El poder que Jesús dio a sus apóstoles no fue un poder de dominio sino de servicio, y en general los católicos experimentamos a nuestra Iglesia como modelo del último, y cada vez más, bajo el papa Francisco, que está invitando a la Iglesia a desprenderse del poder y del prestigio, y no temer la pobreza de los Evangelios.
La segunda razón es que. por lo general, por lo menos en EE.UU., los católicos han visto a su Iglesia cambiar. Ha sido un proceso largo y doloroso de transformación en respuesta a investigaciones periodísticas y demandas judiciales.

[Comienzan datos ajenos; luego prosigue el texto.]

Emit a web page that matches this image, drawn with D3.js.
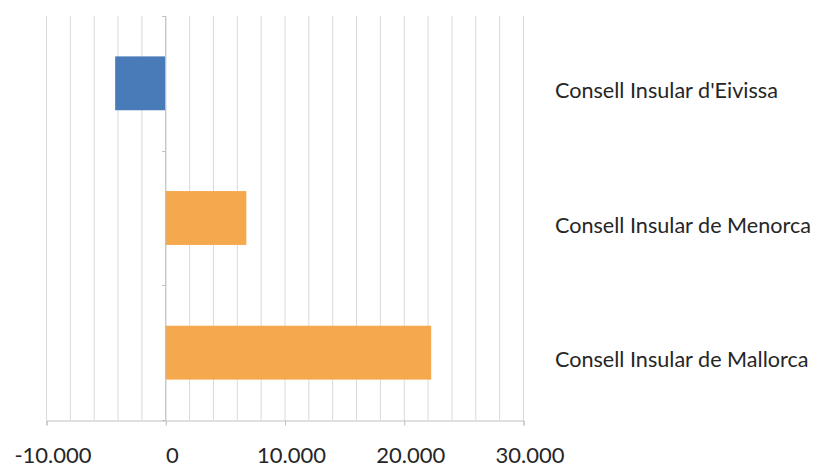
<!DOCTYPE html>
<html><head><meta charset="utf-8">
<script src="https://cdn.jsdelivr.net/npm/d3@7"></script>
<style>body{margin:0;background:#fff;} svg{display:block;}</style>
</head><body>
<svg id="chart" width="815" height="468"></svg>
<script>
const categories = ["Consell Insular d'Eivissa", "Consell Insular de Menorca", "Consell Insular de Mallorca"];
const values = [-4200, 6800, 22300];
const tickValues = [-10000, 0, 10000, 20000, 30000];
const gridValues = d3.range(-10000, 30001, 2000);

const svg = d3.select("#chart");
const pLeft = 46, pRight = 523, pTop = 16, pBottom = 420;
const x = d3.scaleLinear().domain([-10000, 30000]).range([pLeft, pRight]);
const y = d3.scaleBand().domain(categories).range([pTop, pBottom]).paddingInner(0.6).paddingOuter(0.3);
const fmt = v => d3.format(",")(v).replace(/,/g, ".").replace("\u2212", "-");
const font = "Lato, 'Open Sans', sans-serif";

// grid
svg.append("g").selectAll("line").data(gridValues).join("line")
  .attr("x1", d => x(d) + 0.5).attr("x2", d => x(d) + 0.5)
  .attr("y1", pTop).attr("y2", pBottom)
  .attr("stroke", "#d9d9d9").attr("stroke-width", 1);

// bars
svg.append("g").selectAll("rect").data(categories).join("rect")
  .attr("x", (d, i) => x(Math.min(0, values[i])))
  .attr("width", (d, i) => Math.abs(x(values[i]) - x(0)))
  .attr("y", d => y(d))
  .attr("height", y.bandwidth())
  .attr("fill", (d, i) => values[i] < 0 ? "#4a7bb9" : "#f5a94c");

// x axis
const xAxis = d3.axisBottom(x).tickValues(tickValues).tickFormat(fmt).tickSize(5).tickPadding(22);
const gx = svg.append("g").attr("transform", `translate(0.5,${pBottom + 0.5})`).call(xAxis);
gx.select(".domain").attr("stroke", "#bfbfbf");
gx.selectAll(".tick line").attr("stroke", "#bfbfbf");
gx.selectAll(".tick text").attr("fill", "#262626").attr("dx", 6).style("font-family", font).style("font-size", "22px");

// y axis line at zero with ticks at category boundaries
const bounds = [pTop, (y(categories[0]) + y.bandwidth() + y(categories[1])) / 2, (y(categories[1]) + y.bandwidth() + y(categories[2])) / 2, pBottom];
svg.append("line").attr("x1", x(0) + 0.5).attr("x2", x(0) + 0.5).attr("y1", pTop).attr("y2", pBottom).attr("stroke", "#bfbfbf");
svg.append("g").selectAll("line").data(bounds).join("line")
  .attr("x1", x(0) - 3).attr("x2", x(0) + 0.5)
  .attr("y1", d => Math.round(d) + 0.5).attr("y2", d => Math.round(d) + 0.5)
  .attr("stroke", "#bfbfbf");

// category labels
svg.append("g").selectAll("text").data(categories).join("text")
  .attr("x", 555).attr("y", d => y(d) + y.bandwidth() / 2 + 7)
  .attr("dy", "0.35em")
  .attr("fill", "#262626")
  .style("font-family", font).style("font-size", "21.6px")
  .text(d => d);
</script>
</body></html>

Una auditoría hecha por la Iglesia católica muestra que, a partir de los años 90, y sobre todo después del llamado Dallas Charter adoptada por los obispos estadounidenses en 2002, el abuso dentro las instituciones católicas ha caído de forma notable.

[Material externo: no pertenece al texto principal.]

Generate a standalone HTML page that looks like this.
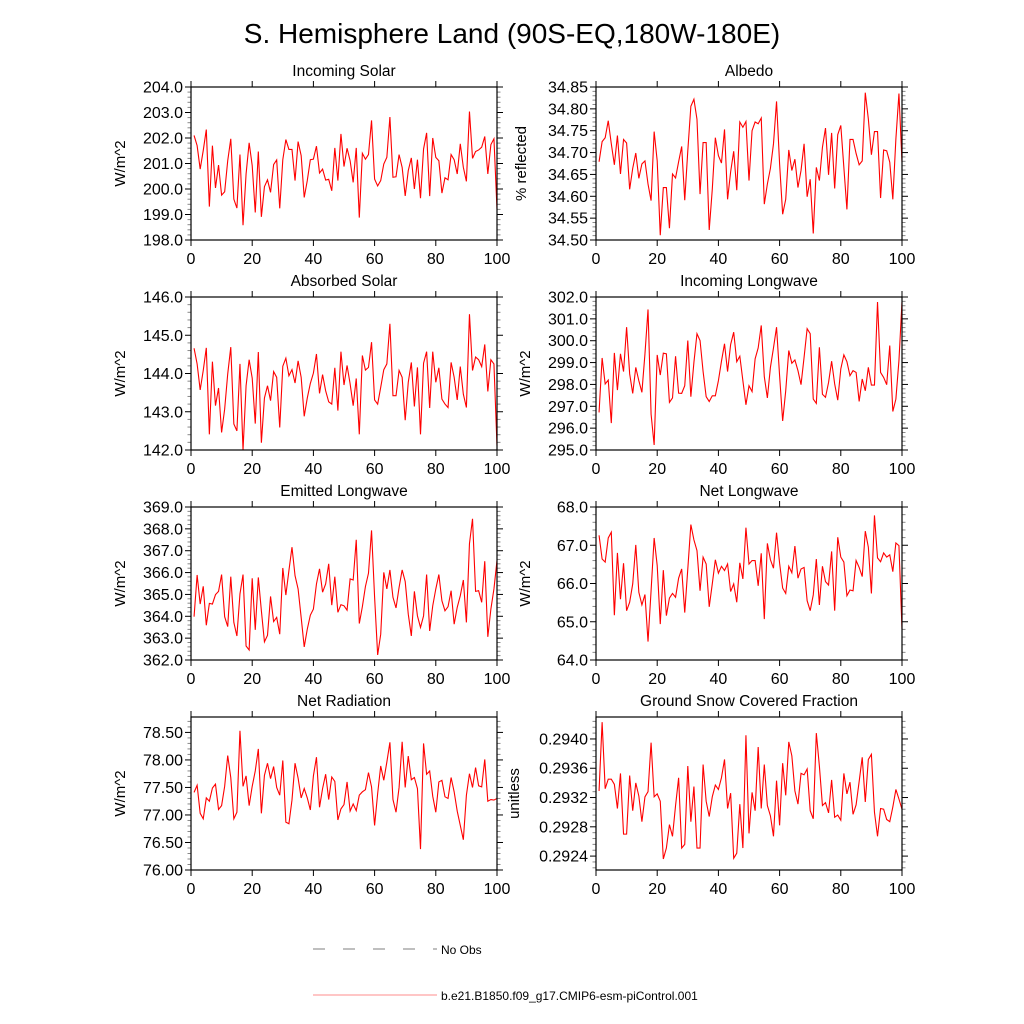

Hoy en día, por lo menos en EE.UU., los protocolos y la tolerancia cero han llevado a que nuevos casos de abuso clerical sexual de menores se reduzcan a un puñado de casos en cada país, según la Iglesia.
O sea, lo que revelan los escándalos no son las prácticas de la Iglesia de hoy sino sobre todo la del período 1960-1990. Estamos mirando los silencios de ayer con los ojos abiertos de hoy. En aquellas décadas había muy poca formación humana y pocos criterios para filtrar a los candidatos al sacerdocio con problemas afectivos y psicológicos. Se daba prioridad a la reputación de la institución, y las víctimas, cuando hablaban, eran ninguneados. Pero todo esto ha cambiado radicalmente.

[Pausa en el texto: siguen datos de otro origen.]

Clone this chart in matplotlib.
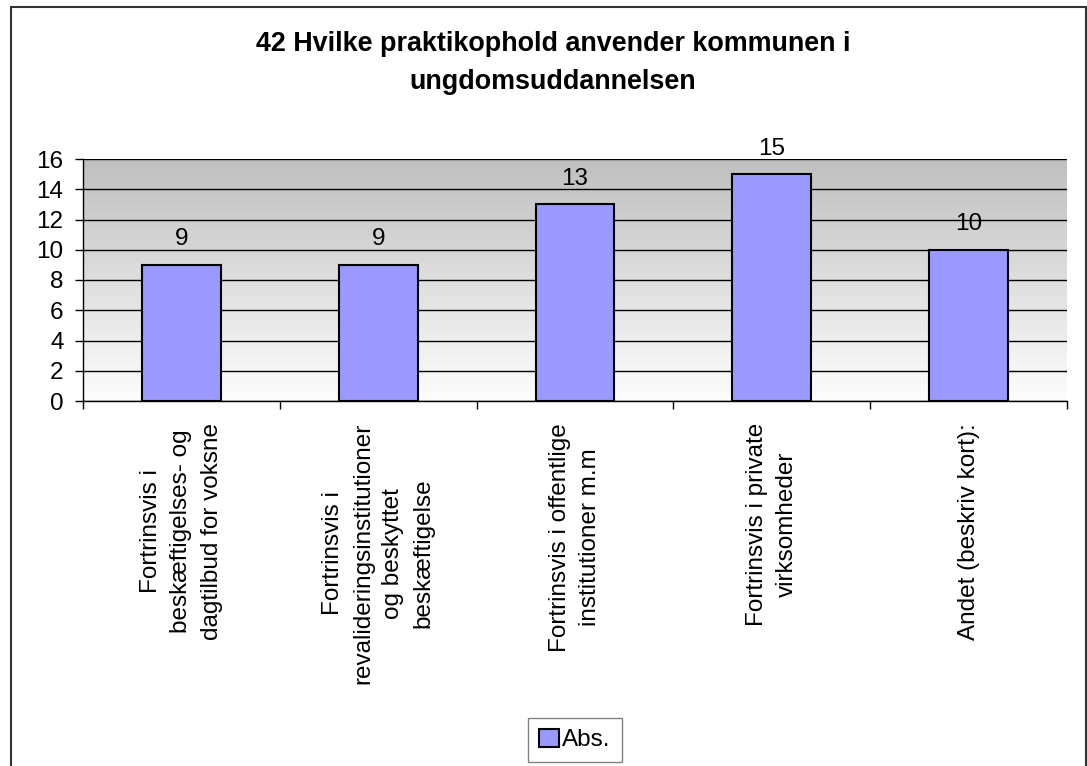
import numpy as np
import matplotlib
matplotlib.use("Agg")
from matplotlib import pyplot as plt
from matplotlib.colors import LinearSegmentedColormap
from matplotlib.patches import Rectangle

plt.rcParams['font.family'] = ['Liberation Sans', 'DejaVu Sans']

title = "42 Hvilke praktikophold anvender kommunen i\nungdomsuddannelsen"
categories = [
    "Fortrinsvis i\nbeskæftigelses- og\ndagtilbud for voksne",
    "Fortrinsvis i\nrevalideringsinstitutioner\nog beskyttet\nbeskæftigelse",
    "Fortrinsvis i offentlige\ninstitutioner m.m",
    "Fortrinsvis i private\nvirksomheder",
    "Andet (beskriv kort):",
]
values = [9, 9, 13, 15, 10]
series_name = "Abs."

W, H = 1087, 766
fs = 17.5
fig = plt.figure(figsize=(W / 100, H / 100), dpi=100)
ax = fig.add_axes([83 / W, 1 - 401 / H, (1067 - 83) / W, (401 - 159) / H])

x = np.arange(len(values))
ax.set_xlim(-0.5, len(values) - 0.5)
ax.set_ylim(0, 16)

# grey-to-white background gradient
grad = LinearSegmentedColormap.from_list("bg", ["#fdfdfd", "#bfbfbf"])
ax.imshow(np.linspace(0, 1, 256).reshape(-1, 1), cmap=grad, origin="lower",
          extent=[-0.5, len(values) - 0.5, 0, 16], aspect="auto", zorder=0)

ax.set_yticks(np.arange(0, 17, 2))
ax.yaxis.grid(True, color="black", linewidth=1.0, zorder=1)
ax.set_axisbelow(False)

bars = ax.bar(x, values, width=0.4, color="#9999ff", edgecolor="black",
              linewidth=1.5, zorder=3, label=series_name)
for xi, v in zip(x, values):
    ax.annotate(str(v), (xi, v), xytext=(0, 14), textcoords="offset points",
                ha="center", va="baseline", fontsize=fs, zorder=4)

for s in ("top", "right"):
    ax.spines[s].set_visible(False)
for s in ("left", "bottom"):
    ax.spines[s].set_color("black")
    ax.spines[s].set_linewidth(1.0)
    ax.spines[s].set_zorder(4)

ax.tick_params(axis="y", direction="out", length=6, width=1, pad=8, labelsize=fs)
ax.set_xticks(x)
ax.set_xticklabels([])
ax.tick_params(axis="x", which="major", length=0)
ax.set_xticks(np.arange(-0.5, len(values), 1), minor=True)
ax.tick_params(axis="x", which="minor", direction="out", length=6, width=1)

for xi, lab in zip(x, categories):
    ax.text(xi, -0.09, lab, transform=ax.get_xaxis_transform(), rotation=90,
            ha="center", va="top", multialignment="center", fontsize=fs,
            linespacing=1.48)

fig.text(553 / W, 1 - 63 / H, title, ha="center", va="center", fontsize=19.4,
         fontweight="bold", linespacing=1.6)

fig.legend(handles=[bars], labels=[series_name], loc="center",
           bbox_to_anchor=(575 / W, 1 - 740 / H), fontsize=fs, fancybox=False,
           edgecolor="#808080", framealpha=1, handlelength=0.8, handleheight=0.8,
           handletextpad=0.15, borderpad=0.45, borderaxespad=0)

# outer chart border
fig.patches.append(Rectangle((11 / W, -0.05), (1086 - 11) / W, 1.05 - 7 / H,
                             transform=fig.transFigure, fill=False,
                             edgecolor="#333333", linewidth=1.5))

fig.savefig("out.png", dpi=100)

Hoy se entiende mucho mejor que el abuso sexual de menores no es sólo una cuestión sexual sino también un abuso de poder y de conciencia, y cómo el prestigio del clero ofrecía un refugio para muchos hombres de egos frágiles.
La fachada detrás de la cual se escondían muchos abusadores se ha caído muy rápido una vez que las víctimas, ya como adultos, empezaron a hablar de sus experiencias e involucrar a periodistas y abogados.
El informe más chocante en esta materia fue el del gran jurado de Pensilvania de julio de 2018. Como la Comisión Real australiana de diciembre 2017, la investigación de 8 diócesis por el gran jurado revela un nivel chocante de abuso: entre 1950 y 2015, un 7% de los sacerdotes australianos fueron acusados de haber abusado niños.
Pero de los más de 300 sacerdotes en el informe de Pensilvania, solo dos pertenecen al período posterior a 2000, y no hubo encubrimiento: sus nombres fueron entregados por la propia diócesis. La misma historia cuenta la investigación australiana.
Esto no significa que sea un problema “de ayer”. Las heridas de las víctimas siguen abiertas, hay partes del mundo donde la Iglesia no se ha despertado a la realidad del abuso, y las revelaciones sobre el pasado exigen una conversión constante en el presente.
Pero la vergüenza da frutos. Lo que ven los católicos que aman la Iglesia —y el amor no es ciego al pecado y al fracaso— es la tercera razón: la institución está siendo purificada. No sólo son necesarios los protocolos sino un cambio de cultura.
En sus varias cartas el año pasado a la Iglesia de Chile, el papa Francisco insistía en que el pueblo de Dios tiene que dejarse purificar: el clericalismo que permitía y escondía el abuso demuestra una “pérdida de centro eclesial” que al revelarse también demuestra el camino de retorno: a volver a poner a Cristo, y a la víctima, al centro de la Iglesia, no el prestigio de la institución.
Como dijo el papa al pueblo de Dios en Chile, “el ‘nunca más” a la cultura del abuso, así como al sistema de encubrimiento que le permite perpetuarse, exige trabajar entre todos para generar una cultura del cuidado que impregne nuestras formas de relacionarnos, de rezar, de pensar, de vivir la autoridad, nuestras costumbres y lenguajes y nuestra relación con el poder y el dinero.
Esto se llama, en griego antiguo, la metanoia, la conversión de mentes y de corazones. Es decir, al mismo tiempo que los católicos vemos revelada la corrupción, vemos también a Dios que está despertando y purificando a su Iglesia.
Dios no abandona su Iglesia, a pesar de su infidelidad. Y si es así, ¿cómo la vamos a abandonar nosotros?